### Aim of the task
Repeat the material verbatim and drop the pictures.

### Stored data
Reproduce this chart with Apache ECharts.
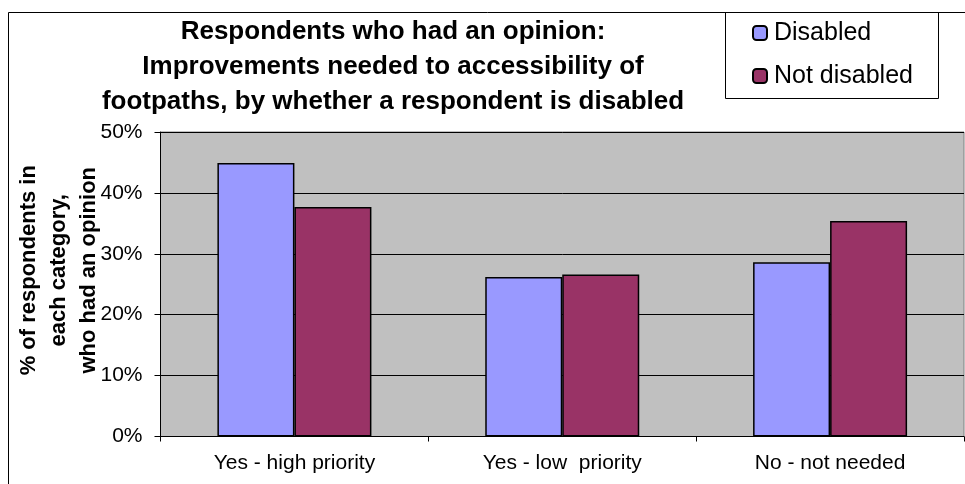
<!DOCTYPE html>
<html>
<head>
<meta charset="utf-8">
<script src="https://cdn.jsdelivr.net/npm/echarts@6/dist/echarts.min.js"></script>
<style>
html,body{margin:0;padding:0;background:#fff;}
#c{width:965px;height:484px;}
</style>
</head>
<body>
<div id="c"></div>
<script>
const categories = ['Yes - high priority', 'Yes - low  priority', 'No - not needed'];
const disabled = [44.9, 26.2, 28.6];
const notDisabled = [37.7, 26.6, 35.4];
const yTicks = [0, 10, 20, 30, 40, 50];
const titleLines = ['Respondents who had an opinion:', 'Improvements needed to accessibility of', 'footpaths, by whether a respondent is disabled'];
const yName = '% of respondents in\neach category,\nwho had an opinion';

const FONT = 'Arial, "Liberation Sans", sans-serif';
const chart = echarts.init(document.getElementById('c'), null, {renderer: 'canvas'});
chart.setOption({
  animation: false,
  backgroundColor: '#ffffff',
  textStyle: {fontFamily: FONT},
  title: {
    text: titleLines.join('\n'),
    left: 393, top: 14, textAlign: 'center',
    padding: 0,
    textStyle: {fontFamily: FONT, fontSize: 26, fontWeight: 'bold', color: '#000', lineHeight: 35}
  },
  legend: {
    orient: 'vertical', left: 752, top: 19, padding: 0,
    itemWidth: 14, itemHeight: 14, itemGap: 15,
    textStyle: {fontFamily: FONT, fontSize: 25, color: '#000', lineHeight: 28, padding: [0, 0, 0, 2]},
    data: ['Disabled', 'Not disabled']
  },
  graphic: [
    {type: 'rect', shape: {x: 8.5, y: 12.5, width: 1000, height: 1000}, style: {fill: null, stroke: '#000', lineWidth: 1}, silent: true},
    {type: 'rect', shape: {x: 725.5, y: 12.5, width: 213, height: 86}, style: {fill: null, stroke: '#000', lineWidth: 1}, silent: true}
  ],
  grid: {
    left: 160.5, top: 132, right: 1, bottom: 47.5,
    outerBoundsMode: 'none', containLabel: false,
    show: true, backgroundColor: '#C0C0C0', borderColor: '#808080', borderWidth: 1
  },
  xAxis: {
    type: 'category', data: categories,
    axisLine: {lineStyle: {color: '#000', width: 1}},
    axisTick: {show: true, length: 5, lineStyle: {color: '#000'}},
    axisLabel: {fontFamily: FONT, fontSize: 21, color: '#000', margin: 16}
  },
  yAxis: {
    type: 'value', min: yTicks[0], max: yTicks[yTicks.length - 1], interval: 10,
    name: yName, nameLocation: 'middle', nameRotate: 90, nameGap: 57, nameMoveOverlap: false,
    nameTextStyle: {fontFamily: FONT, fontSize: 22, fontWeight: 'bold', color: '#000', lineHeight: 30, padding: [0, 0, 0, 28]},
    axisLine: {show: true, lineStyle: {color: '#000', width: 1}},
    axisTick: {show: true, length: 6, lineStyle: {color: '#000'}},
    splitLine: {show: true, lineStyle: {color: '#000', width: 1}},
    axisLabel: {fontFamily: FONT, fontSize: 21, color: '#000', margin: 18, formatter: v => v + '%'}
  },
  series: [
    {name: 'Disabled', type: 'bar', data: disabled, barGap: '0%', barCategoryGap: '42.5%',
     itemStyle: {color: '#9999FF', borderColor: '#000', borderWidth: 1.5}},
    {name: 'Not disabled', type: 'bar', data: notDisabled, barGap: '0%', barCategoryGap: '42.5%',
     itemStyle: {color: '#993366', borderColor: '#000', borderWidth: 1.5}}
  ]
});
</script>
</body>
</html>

### Written response
Reproduce this chart with Apache ECharts.
<!DOCTYPE html>
<html>
<head>
<meta charset="utf-8">
<script src="https://cdn.jsdelivr.net/npm/echarts@6/dist/echarts.min.js"></script>
<style>
html,body{margin:0;padding:0;background:#fff;}
#c{width:965px;height:484px;}
</style>
</head>
<body>
<div id="c"></div>
<script>
const categories = ['Yes - high priority', 'Yes - low  priority', 'No - not needed'];
const disabled = [44.9, 26.2, 28.6];
const notDisabled = [37.7, 26.6, 35.4];
const yTicks = [0, 10, 20, 30, 40, 50];
const titleLines = ['Respondents who had an opinion:', 'Improvements needed to accessibility of', 'footpaths, by whether a respondent is disabled'];
const yName = '% of respondents in\neach category,\nwho had an opinion';

const FONT = 'Arial, "Liberation Sans", sans-serif';
const chart = echarts.init(document.getElementById('c'), null, {renderer: 'canvas'});
chart.setOption({
  animation: false,
  backgroundColor: '#ffffff',
  textStyle: {fontFamily: FONT},
  title: {
    text: titleLines.join('\n'),
    left: 393, top: 14, textAlign: 'center',
    padding: 0,
    textStyle: {fontFamily: FONT, fontSize: 26, fontWeight: 'bold', color: '#000', lineHeight: 35}
  },
  legend: {
    orient: 'vertical', left: 752, top: 19, padding: 0,
    itemWidth: 14, itemHeight: 14, itemGap: 15,
    textStyle: {fontFamily: FONT, fontSize: 25, color: '#000', lineHeight: 28, padding: [0, 0, 0, 2]},
    data: ['Disabled', 'Not disabled']
  },
  graphic: [
    {type: 'rect', shape: {x: 8.5, y: 12.5, width: 1000, height: 1000}, style: {fill: null, stroke: '#000', lineWidth: 1}, silent: true},
    {type: 'rect', shape: {x: 725.5, y: 12.5, width: 213, height: 86}, style: {fill: null, stroke: '#000', lineWidth: 1}, silent: true}
  ],
  grid: {
    left: 160.5, top: 132, right: 1, bottom: 47.5,
    outerBoundsMode: 'none', containLabel: false,
    show: true, backgroundColor: '#C0C0C0', borderColor: '#808080', borderWidth: 1
  },
  xAxis: {
    type: 'category', data: categories,
    axisLine: {lineStyle: {color: '#000', width: 1}},
    axisTick: {show: true, length: 5, lineStyle: {color: '#000'}},
    axisLabel: {fontFamily: FONT, fontSize: 21, color: '#000', margin: 16}
  },
  yAxis: {
    type: 'value', min: yTicks[0], max: yTicks[yTicks.length - 1], interval: 10,
    name: yName, nameLocation: 'middle', nameRotate: 90, nameGap: 57, nameMoveOverlap: false,
    nameTextStyle: {fontFamily: FONT, fontSize: 22, fontWeight: 'bold', color: '#000', lineHeight: 30, padding: [0, 0, 0, 28]},
    axisLine: {show: true, lineStyle: {color: '#000', width: 1}},
    axisTick: {show: true, length: 6, lineStyle: {color: '#000'}},
    splitLine: {show: true, lineStyle: {color: '#000', width: 1}},
    axisLabel: {fontFamily: FONT, fontSize: 21, color: '#000', margin: 18, formatter: v => v + '%'}
  },
  series: [
    {name: 'Disabled', type: 'bar', data: disabled, barGap: '0%', barCategoryGap: '42.5%',
     itemStyle: {color: '#9999FF', borderColor: '#000', borderWidth: 1.5}},
    {name: 'Not disabled', type: 'bar', data: notDisabled, barGap: '0%', barCategoryGap: '42.5%',
     itemStyle: {color: '#993366', borderColor: '#000', borderWidth: 1.5}}
  ]
});
</script>
</body>
</html>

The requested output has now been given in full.